■ What is asked ■
The listing must be reproduced in full, exactly as it stands.

■ Stored data ■
== == ==

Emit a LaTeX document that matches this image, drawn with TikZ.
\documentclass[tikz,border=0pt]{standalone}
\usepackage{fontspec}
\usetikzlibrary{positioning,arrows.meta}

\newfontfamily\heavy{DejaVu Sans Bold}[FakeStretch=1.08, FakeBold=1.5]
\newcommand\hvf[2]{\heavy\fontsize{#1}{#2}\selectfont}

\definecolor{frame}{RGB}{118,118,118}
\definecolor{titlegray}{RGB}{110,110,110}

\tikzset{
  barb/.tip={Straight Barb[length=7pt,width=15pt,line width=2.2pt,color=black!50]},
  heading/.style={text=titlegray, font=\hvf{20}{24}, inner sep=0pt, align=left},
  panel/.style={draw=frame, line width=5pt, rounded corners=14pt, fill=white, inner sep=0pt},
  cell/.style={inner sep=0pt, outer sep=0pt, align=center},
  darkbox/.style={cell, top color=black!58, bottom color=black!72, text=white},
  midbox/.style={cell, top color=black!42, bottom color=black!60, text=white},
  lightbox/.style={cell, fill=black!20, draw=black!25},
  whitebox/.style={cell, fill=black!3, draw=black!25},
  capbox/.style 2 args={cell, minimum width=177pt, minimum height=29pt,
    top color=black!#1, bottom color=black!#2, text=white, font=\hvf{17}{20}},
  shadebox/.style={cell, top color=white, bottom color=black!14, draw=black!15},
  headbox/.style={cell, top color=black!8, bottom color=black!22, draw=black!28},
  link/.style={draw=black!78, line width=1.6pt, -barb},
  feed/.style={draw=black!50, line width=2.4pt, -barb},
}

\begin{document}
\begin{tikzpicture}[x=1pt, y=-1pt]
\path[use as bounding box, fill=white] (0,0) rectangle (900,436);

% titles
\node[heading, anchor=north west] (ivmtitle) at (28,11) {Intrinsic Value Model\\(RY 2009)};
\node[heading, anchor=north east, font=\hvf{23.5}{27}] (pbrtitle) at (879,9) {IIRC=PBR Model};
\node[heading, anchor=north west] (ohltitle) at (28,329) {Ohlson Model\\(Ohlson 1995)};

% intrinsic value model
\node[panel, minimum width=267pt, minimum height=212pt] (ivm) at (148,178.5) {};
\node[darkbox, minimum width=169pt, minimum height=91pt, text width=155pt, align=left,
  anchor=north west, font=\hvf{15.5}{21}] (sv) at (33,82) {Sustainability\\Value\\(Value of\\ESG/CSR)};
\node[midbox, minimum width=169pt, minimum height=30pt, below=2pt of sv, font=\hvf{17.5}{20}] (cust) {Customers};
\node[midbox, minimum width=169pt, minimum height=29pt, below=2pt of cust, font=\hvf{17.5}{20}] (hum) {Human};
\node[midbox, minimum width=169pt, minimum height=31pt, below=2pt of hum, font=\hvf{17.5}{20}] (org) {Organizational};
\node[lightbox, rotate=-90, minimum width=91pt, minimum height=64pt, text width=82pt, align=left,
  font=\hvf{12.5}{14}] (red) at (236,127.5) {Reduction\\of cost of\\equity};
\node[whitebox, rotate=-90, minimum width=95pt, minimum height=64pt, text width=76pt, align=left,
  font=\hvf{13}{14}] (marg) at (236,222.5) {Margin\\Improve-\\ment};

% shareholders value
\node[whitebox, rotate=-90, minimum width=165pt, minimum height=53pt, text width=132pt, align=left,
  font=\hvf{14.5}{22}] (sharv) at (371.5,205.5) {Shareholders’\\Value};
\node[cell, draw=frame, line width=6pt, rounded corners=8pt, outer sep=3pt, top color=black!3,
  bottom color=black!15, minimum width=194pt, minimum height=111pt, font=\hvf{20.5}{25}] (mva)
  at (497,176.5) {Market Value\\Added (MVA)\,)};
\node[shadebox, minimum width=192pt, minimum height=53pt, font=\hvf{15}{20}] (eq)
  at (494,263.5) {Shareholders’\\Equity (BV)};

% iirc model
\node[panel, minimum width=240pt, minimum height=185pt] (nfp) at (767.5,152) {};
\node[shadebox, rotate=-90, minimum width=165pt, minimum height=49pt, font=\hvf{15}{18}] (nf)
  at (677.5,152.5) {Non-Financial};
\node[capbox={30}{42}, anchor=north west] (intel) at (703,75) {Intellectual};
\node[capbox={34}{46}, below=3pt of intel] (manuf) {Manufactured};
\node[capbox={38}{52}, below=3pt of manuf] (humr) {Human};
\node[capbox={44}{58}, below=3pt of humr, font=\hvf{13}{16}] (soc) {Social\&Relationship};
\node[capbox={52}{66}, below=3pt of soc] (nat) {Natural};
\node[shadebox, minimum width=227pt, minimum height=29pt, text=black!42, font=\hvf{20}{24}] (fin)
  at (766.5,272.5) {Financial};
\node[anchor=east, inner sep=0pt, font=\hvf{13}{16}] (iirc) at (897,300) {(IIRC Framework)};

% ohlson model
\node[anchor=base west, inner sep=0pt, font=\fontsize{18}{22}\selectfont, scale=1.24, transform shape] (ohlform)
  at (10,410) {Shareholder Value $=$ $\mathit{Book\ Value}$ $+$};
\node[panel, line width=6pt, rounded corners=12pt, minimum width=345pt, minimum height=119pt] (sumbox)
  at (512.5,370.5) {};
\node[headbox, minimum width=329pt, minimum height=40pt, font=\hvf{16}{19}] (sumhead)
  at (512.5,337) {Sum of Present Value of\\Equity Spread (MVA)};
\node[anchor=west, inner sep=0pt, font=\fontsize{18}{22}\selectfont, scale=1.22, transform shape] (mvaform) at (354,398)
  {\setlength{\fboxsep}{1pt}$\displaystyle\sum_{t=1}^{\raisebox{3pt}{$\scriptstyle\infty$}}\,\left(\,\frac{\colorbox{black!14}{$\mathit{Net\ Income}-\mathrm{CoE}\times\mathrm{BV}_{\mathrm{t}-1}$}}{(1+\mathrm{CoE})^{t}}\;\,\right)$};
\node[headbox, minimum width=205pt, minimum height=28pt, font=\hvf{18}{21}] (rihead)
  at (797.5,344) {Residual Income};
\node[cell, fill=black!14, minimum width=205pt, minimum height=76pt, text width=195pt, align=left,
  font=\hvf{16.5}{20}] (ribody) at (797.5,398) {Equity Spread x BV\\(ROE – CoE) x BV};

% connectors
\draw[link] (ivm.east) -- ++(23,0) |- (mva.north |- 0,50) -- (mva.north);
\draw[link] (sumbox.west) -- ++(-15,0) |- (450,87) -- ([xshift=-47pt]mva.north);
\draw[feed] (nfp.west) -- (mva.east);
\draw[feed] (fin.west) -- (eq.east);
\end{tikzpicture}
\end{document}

== == ==

■ Solved exercise ■
Emit a LaTeX document that matches this image, drawn with TikZ.
\documentclass[tikz,border=0pt]{standalone}
\usepackage{fontspec}
\usetikzlibrary{positioning,arrows.meta}

\newfontfamily\heavy{DejaVu Sans Bold}[FakeStretch=1.08, FakeBold=1.5]
\newcommand\hvf[2]{\heavy\fontsize{#1}{#2}\selectfont}

\definecolor{frame}{RGB}{118,118,118}
\definecolor{titlegray}{RGB}{110,110,110}

\tikzset{
  barb/.tip={Straight Barb[length=7pt,width=15pt,line width=2.2pt,color=black!50]},
  heading/.style={text=titlegray, font=\hvf{20}{24}, inner sep=0pt, align=left},
  panel/.style={draw=frame, line width=5pt, rounded corners=14pt, fill=white, inner sep=0pt},
  cell/.style={inner sep=0pt, outer sep=0pt, align=center},
  darkbox/.style={cell, top color=black!58, bottom color=black!72, text=white},
  midbox/.style={cell, top color=black!42, bottom color=black!60, text=white},
  lightbox/.style={cell, fill=black!20, draw=black!25},
  whitebox/.style={cell, fill=black!3, draw=black!25},
  capbox/.style 2 args={cell, minimum width=177pt, minimum height=29pt,
    top color=black!#1, bottom color=black!#2, text=white, font=\hvf{17}{20}},
  shadebox/.style={cell, top color=white, bottom color=black!14, draw=black!15},
  headbox/.style={cell, top color=black!8, bottom color=black!22, draw=black!28},
  link/.style={draw=black!78, line width=1.6pt, -barb},
  feed/.style={draw=black!50, line width=2.4pt, -barb},
}

\begin{document}
\begin{tikzpicture}[x=1pt, y=-1pt]
\path[use as bounding box, fill=white] (0,0) rectangle (900,436);

% titles
\node[heading, anchor=north west] (ivmtitle) at (28,11) {Intrinsic Value Model\\(RY 2009)};
\node[heading, anchor=north east, font=\hvf{23.5}{27}] (pbrtitle) at (879,9) {IIRC=PBR Model};
\node[heading, anchor=north west] (ohltitle) at (28,329) {Ohlson Model\\(Ohlson 1995)};

% intrinsic value model
\node[panel, minimum width=267pt, minimum height=212pt] (ivm) at (148,178.5) {};
\node[darkbox, minimum width=169pt, minimum height=91pt, text width=155pt, align=left,
  anchor=north west, font=\hvf{15.5}{21}] (sv) at (33,82) {Sustainability\\Value\\(Value of\\ESG/CSR)};
\node[midbox, minimum width=169pt, minimum height=30pt, below=2pt of sv, font=\hvf{17.5}{20}] (cust) {Customers};
\node[midbox, minimum width=169pt, minimum height=29pt, below=2pt of cust, font=\hvf{17.5}{20}] (hum) {Human};
\node[midbox, minimum width=169pt, minimum height=31pt, below=2pt of hum, font=\hvf{17.5}{20}] (org) {Organizational};
\node[lightbox, rotate=-90, minimum width=91pt, minimum height=64pt, text width=82pt, align=left,
  font=\hvf{12.5}{14}] (red) at (236,127.5) {Reduction\\of cost of\\equity};
\node[whitebox, rotate=-90, minimum width=95pt, minimum height=64pt, text width=76pt, align=left,
  font=\hvf{13}{14}] (marg) at (236,222.5) {Margin\\Improve-\\ment};

% shareholders value
\node[whitebox, rotate=-90, minimum width=165pt, minimum height=53pt, text width=132pt, align=left,
  font=\hvf{14.5}{22}] (sharv) at (371.5,205.5) {Shareholders’\\Value};
\node[cell, draw=frame, line width=6pt, rounded corners=8pt, outer sep=3pt, top color=black!3,
  bottom color=black!15, minimum width=194pt, minimum height=111pt, font=\hvf{20.5}{25}] (mva)
  at (497,176.5) {Market Value\\Added (MVA)\,)};
\node[shadebox, minimum width=192pt, minimum height=53pt, font=\hvf{15}{20}] (eq)
  at (494,263.5) {Shareholders’\\Equity (BV)};

% iirc model
\node[panel, minimum width=240pt, minimum height=185pt] (nfp) at (767.5,152) {};
\node[shadebox, rotate=-90, minimum width=165pt, minimum height=49pt, font=\hvf{15}{18}] (nf)
  at (677.5,152.5) {Non-Financial};
\node[capbox={30}{42}, anchor=north west] (intel) at (703,75) {Intellectual};
\node[capbox={34}{46}, below=3pt of intel] (manuf) {Manufactured};
\node[capbox={38}{52}, below=3pt of manuf] (humr) {Human};
\node[capbox={44}{58}, below=3pt of humr, font=\hvf{13}{16}] (soc) {Social\&Relationship};
\node[capbox={52}{66}, below=3pt of soc] (nat) {Natural};
\node[shadebox, minimum width=227pt, minimum height=29pt, text=black!42, font=\hvf{20}{24}] (fin)
  at (766.5,272.5) {Financial};
\node[anchor=east, inner sep=0pt, font=\hvf{13}{16}] (iirc) at (897,300) {(IIRC Framework)};

% ohlson model
\node[anchor=base west, inner sep=0pt, font=\fontsize{18}{22}\selectfont, scale=1.24, transform shape] (ohlform)
  at (10,410) {Shareholder Value $=$ $\mathit{Book\ Value}$ $+$};
\node[panel, line width=6pt, rounded corners=12pt, minimum width=345pt, minimum height=119pt] (sumbox)
  at (512.5,370.5) {};
\node[headbox, minimum width=329pt, minimum height=40pt, font=\hvf{16}{19}] (sumhead)
  at (512.5,337) {Sum of Present Value of\\Equity Spread (MVA)};
\node[anchor=west, inner sep=0pt, font=\fontsize{18}{22}\selectfont, scale=1.22, transform shape] (mvaform) at (354,398)
  {\setlength{\fboxsep}{1pt}$\displaystyle\sum_{t=1}^{\raisebox{3pt}{$\scriptstyle\infty$}}\,\left(\,\frac{\colorbox{black!14}{$\mathit{Net\ Income}-\mathrm{CoE}\times\mathrm{BV}_{\mathrm{t}-1}$}}{(1+\mathrm{CoE})^{t}}\;\,\right)$};
\node[headbox, minimum width=205pt, minimum height=28pt, font=\hvf{18}{21}] (rihead)
  at (797.5,344) {Residual Income};
\node[cell, fill=black!14, minimum width=205pt, minimum height=76pt, text width=195pt, align=left,
  font=\hvf{16.5}{20}] (ribody) at (797.5,398) {Equity Spread x BV\\(ROE – CoE) x BV};

% connectors
\draw[link] (ivm.east) -- ++(23,0) |- (mva.north |- 0,50) -- (mva.north);
\draw[link] (sumbox.west) -- ++(-15,0) |- (450,87) -- ([xshift=-47pt]mva.north);
\draw[feed] (nfp.west) -- (mva.east);
\draw[feed] (fin.west) -- (eq.east);
\end{tikzpicture}
\end{document}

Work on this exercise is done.